Many employers will reimburse an employee who uses his or her personal vehicle for business at a standard mileage rate. Generally, this won’t include commuting expenses between an employee’s home and workplace. The standard mileage rate is set by the IRS each year. (The standard federal mileage rate for business in 2017 is 53.5 cents per mile.)
Meals & Entertainment
Meal and entertainment costs incurred within the employee's tax home are reimbursable only if the meal or entertainment can be shown to have a clear business purpose.
Implement an Accountable Plan
In order to reimburse employees for expenses, it’s vital for an employer to have an accountable plan.

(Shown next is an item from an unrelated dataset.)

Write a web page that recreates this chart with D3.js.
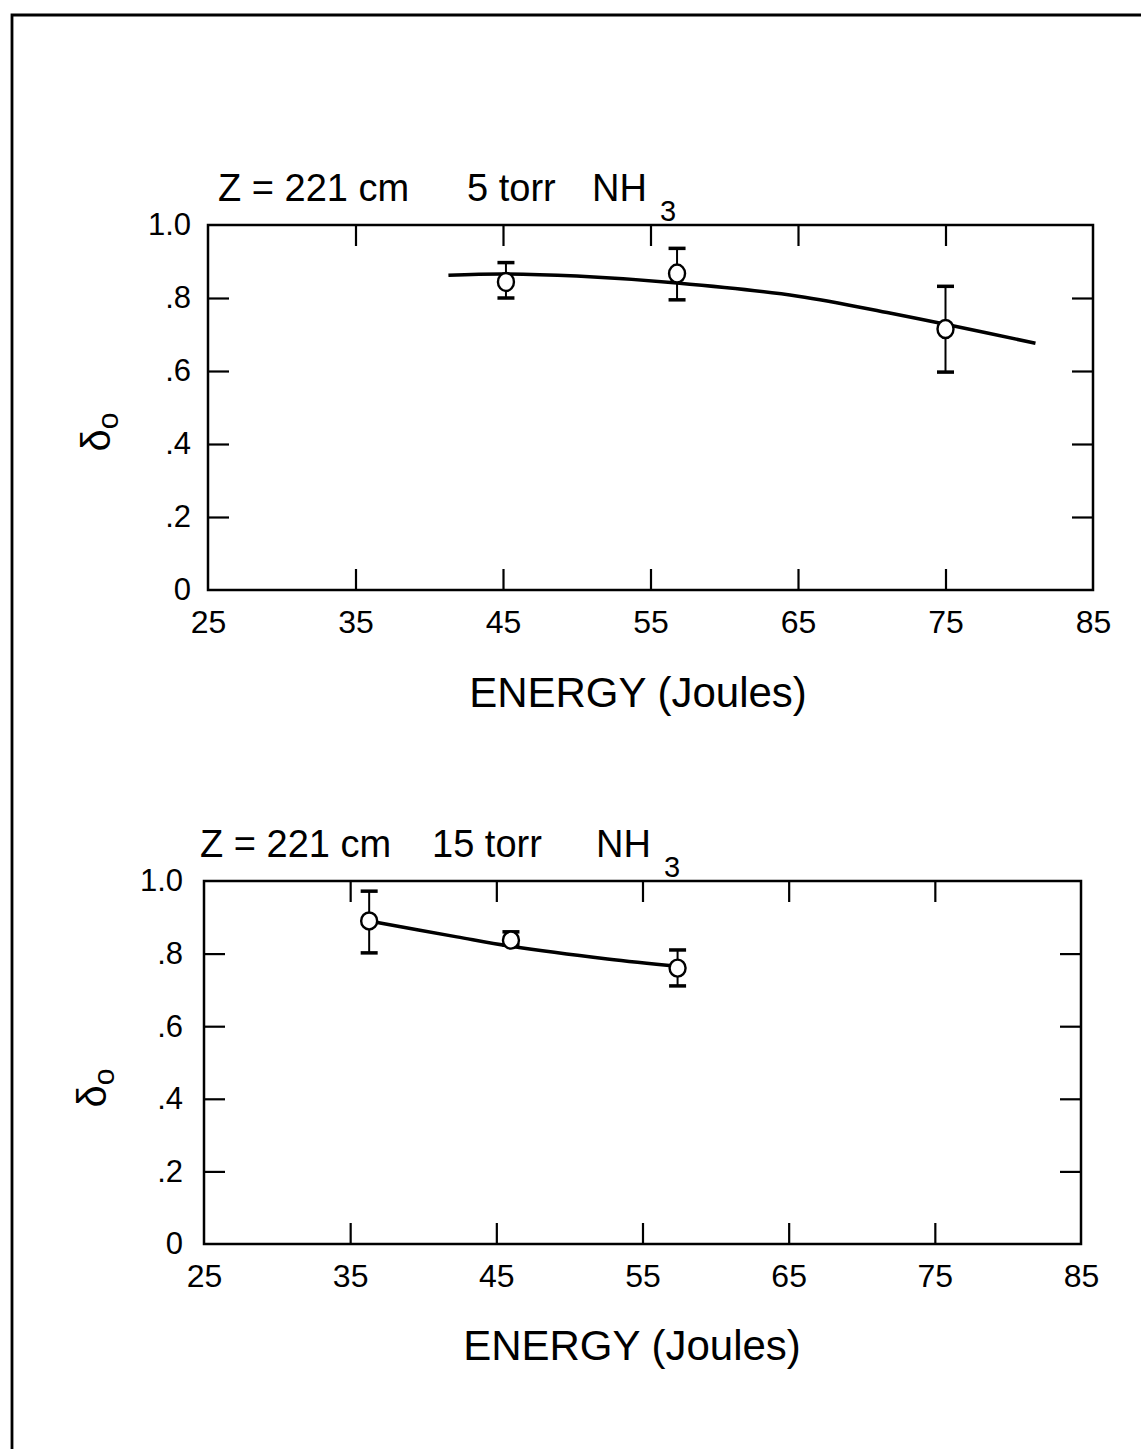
<!DOCTYPE html>
<html>
<head>
<meta charset="utf-8">
<script src="https://cdn.jsdelivr.net/npm/d3@7"></script>
<style>
  body { margin: 0; background: #fff; }
  svg text { font-family: "Liberation Sans", Arial, Helvetica, sans-serif; fill: #000; }
</style>
</head>
<body>
<svg id="chart" width="1141" height="1449"></svg>
<script>
// Axis ticks shared by both panels
const energyTicks = [25, 35, 45, 55, 65, 75, 85];
const deltaTicks = [0, 0.2, 0.4, 0.6, 0.8, 1.0];
const deltaTickLabels = ["0", ".2", ".4", ".6", ".8", "1.0"];

// 5 torr NH3: measured points with error limits, and fitted curve
const energy5 = [45.2, 56.8, 75.0];
const delta5 = [0.844, 0.867, 0.715];
const deltaLow5 = [0.800, 0.795, 0.597];
const deltaHigh5 = [0.897, 0.936, 0.832];
const fitEnergy5 = [41.3, 45, 50, 56.8, 65, 71.3, 75, 81.1];
const fitDelta5 = [0.862, 0.866, 0.860, 0.841, 0.805, 0.758, 0.728, 0.676];

// 15 torr NH3
const energy15 = [36.3, 46.0, 57.4];
const delta15 = [0.890, 0.837, 0.760];
const deltaLow15 = [0.802, 0.823, 0.711];
const deltaHigh15 = [0.972, 0.860, 0.810];
const fitEnergy15 = [36.3, 42.3, 46.0, 52.6, 57.4];
const fitDelta15 = [0.890, 0.846, 0.820, 0.785, 0.765];

const svg = d3.select("#chart");
svg.append("rect").attr("width", 1141).attr("height", 1449).attr("fill", "#fff");

// page frame (top and left edges)
svg.append("path")
  .attr("d", "M12,1449 L12,15 L1141,15")
  .attr("fill", "none").attr("stroke", "#000").attr("stroke-width", 2.8);

function drawPanel(cfg) {
  const x = d3.scaleLinear().domain([25, 85]).range([cfg.left, cfg.right]);
  const y = d3.scaleLinear().domain([0, 1]).range([cfg.bottom, cfg.top]);
  const g = svg.append("g");
  const tick = 21;

  const inner = energyTicks.slice(1, -1);
  const innerY = deltaTicks.slice(1, -1);

  // bottom axis with labels
  const bx = g.append("g").attr("transform", `translate(0,${cfg.bottom})`)
    .call(d3.axisBottom(x).tickValues(energyTicks).tickSizeInner(-tick).tickSizeOuter(0).tickPadding(20)
      .tickFormat(d => d));
  bx.selectAll(".tick line").filter(d => !inner.includes(d)).remove();
  bx.selectAll("text").attr("font-size", 32).attr("font-family", null);

  // left axis with labels
  const ly = g.append("g").attr("transform", `translate(${cfg.left},0)`)
    .call(d3.axisLeft(y).tickValues(deltaTicks).tickSizeInner(-tick).tickSizeOuter(0).tickPadding(cfg.yPad)
      .tickFormat((d, i) => deltaTickLabels[i]));
  ly.selectAll(".tick line").filter(d => !innerY.includes(d)).remove();
  ly.selectAll("text").attr("font-size", 31).attr("font-family", null);

  // top and right edges carry ticks only
  g.append("g").attr("transform", `translate(0,${cfg.top})`)
    .call(d3.axisTop(x).tickValues(inner).tickSizeInner(-tick).tickSizeOuter(0).tickFormat(""));
  g.append("g").attr("transform", `translate(${cfg.right},0)`)
    .call(d3.axisRight(y).tickValues(innerY).tickSizeInner(-tick).tickSizeOuter(0).tickFormat(""));

  g.selectAll(".domain").remove();
  g.selectAll(".tick line").attr("stroke", "#000").attr("stroke-width", 2.2);

  // frame
  g.append("rect")
    .attr("x", cfg.left).attr("y", cfg.top)
    .attr("width", cfg.right - cfg.left).attr("height", cfg.bottom - cfg.top)
    .attr("fill", "none").attr("stroke", "#000").attr("stroke-width", 2.5);

  // fitted curve
  const fit = cfg.fitE.map((e, i) => [e, cfg.fitD[i]]);
  g.append("path")
    .datum(fit)
    .attr("d", d3.line().x(d => x(d[0])).y(d => y(d[1])).curve(d3.curveCatmullRom.alpha(0.5)))
    .attr("fill", "none").attr("stroke", "#000").attr("stroke-width", 3.5);

  // error bars and points
  const pts = cfg.energy.map((e, i) => ({ e, d: cfg.delta[i], lo: cfg.low[i], hi: cfg.high[i] }));
  const eb = g.selectAll(".eb").data(pts).enter().append("g");
  eb.append("line")
    .attr("x1", d => x(d.e)).attr("x2", d => x(d.e))
    .attr("y1", d => y(d.lo)).attr("y2", d => y(d.hi))
    .attr("stroke", "#000").attr("stroke-width", 2);
  [d => d.lo, d => d.hi].forEach(f => {
    eb.append("line")
      .attr("x1", d => x(d.e) - 8.5).attr("x2", d => x(d.e) + 8.5)
      .attr("y1", d => y(f(d))).attr("y2", d => y(f(d)))
      .attr("stroke", "#000").attr("stroke-width", 3.5);
  });
  eb.append("ellipse")
    .attr("cx", d => x(d.e)).attr("cy", d => y(d.d))
    .attr("rx", 8).attr("ry", cfg.ry)
    .attr("fill", "#fff").attr("stroke", "#000").attr("stroke-width", 2.4);

  // title
  const t = g.append("text").attr("font-size", 38);
  t.append("tspan").attr("x", cfg.titleX[0]).attr("y", cfg.titleY).text("Z = 221 cm");
  t.append("tspan").attr("x", cfg.titleX[1]).attr("y", cfg.titleY).text(cfg.pressure);
  t.append("tspan").attr("x", cfg.titleX[2]).attr("y", cfg.titleY).text("NH");
  t.append("tspan").attr("x", cfg.titleX[3]).attr("y", cfg.titleY + 20).attr("font-size", 29).text("3");

  // x axis title
  g.append("text")
    .attr("x", cfg.xTitle[0]).attr("y", cfg.xTitle[1])
    .attr("text-anchor", "middle").attr("font-size", 42)
    .text("ENERGY (Joules)");

  // y axis title: delta sub o
  const yl = g.append("text")
    .attr("transform", `translate(${cfg.yTitle[0]},${cfg.yTitle[1]}) rotate(-90)`)
    .attr("text-anchor", "middle").attr("font-size", 40);
  yl.append("tspan").text("δ");
  yl.append("tspan").attr("font-size", 30).attr("dy", 8).text("o");
}

drawPanel({
  left: 208, right: 1093, top: 225, bottom: 590, yPad: 17, ry: 9,
  energy: energy5, delta: delta5, low: deltaLow5, high: deltaHigh5,
  fitE: fitEnergy5, fitD: fitDelta5,
  pressure: "5 torr", titleX: [218, 467, 592, 660], titleY: 201,
  xTitle: [638, 707], yTitle: [110, 432]
});

drawPanel({
  left: 204, right: 1081, top: 881, bottom: 1244, yPad: 21, ry: 8.5,
  energy: energy15, delta: delta15, low: deltaLow15, high: deltaHigh15,
  fitE: fitEnergy15, fitD: fitDelta15,
  pressure: "15 torr", titleX: [200, 432, 596, 664], titleY: 857,
  xTitle: [632, 1360], yTitle: [106, 1088]
});
</script>
</body>
</html>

If an employer does not have an accountable plan in place, then IRS Publication 15 states: “Payments to your employee for travel and other necessary expenses of your business under a nonaccountable plan are wages and are treated as supplemental wages and subject to the withholding and payment of income, social security, Medicare, and FUTA taxes.”
Building an expense plan will save employers time, confusion, and stress.
So, even if the expenses are ordinary and necessary, if the employer does not have an accountable plan, then any reimbursements are taxable income. Consider drafting a plan; doing so will likely save everyone time, confusion and stress.
On the other hand, if the employer has an accountable plan, but the employee fails to properly substantiate the expenses within a reasonable time, or the employee fails to return excess advance payments, then any reimbursements could become taxable income.
In addition, if any expenses are paid in excess of IRS limitations, then the excess is taxable income. For example, if an employer reimburses an employee for mileage at more than the standard mileage rate, then the excess is taxable income.
Comply with the IRS’ Rules for Expense Reimbursements
Employees should only have to pay income taxes on the wages they earn and certain taxable fringe benefits. Expenses incurred by employees in the course of business should be costs incurred by the employer, not by its employees.
If the employer establishes a written accountable plan, and the employees submit properly documented expenses under that plan, then the reimbursements shouldn’t count as taxable income.
However, a key to maintaining any accountable plan is to properly and timely substantiate expenses. Having a business accountant and referring to employment counsel are two ways for businesses to ensure they’re deducting and reporting the right expenses.
This material has been prepared for informational purposes only, and is not intended to provide, and should not be relied on for, legal or tax advice. If you have any legal or tax questions regarding this content or related issues, then you should consult with your professional legal or tax advisor.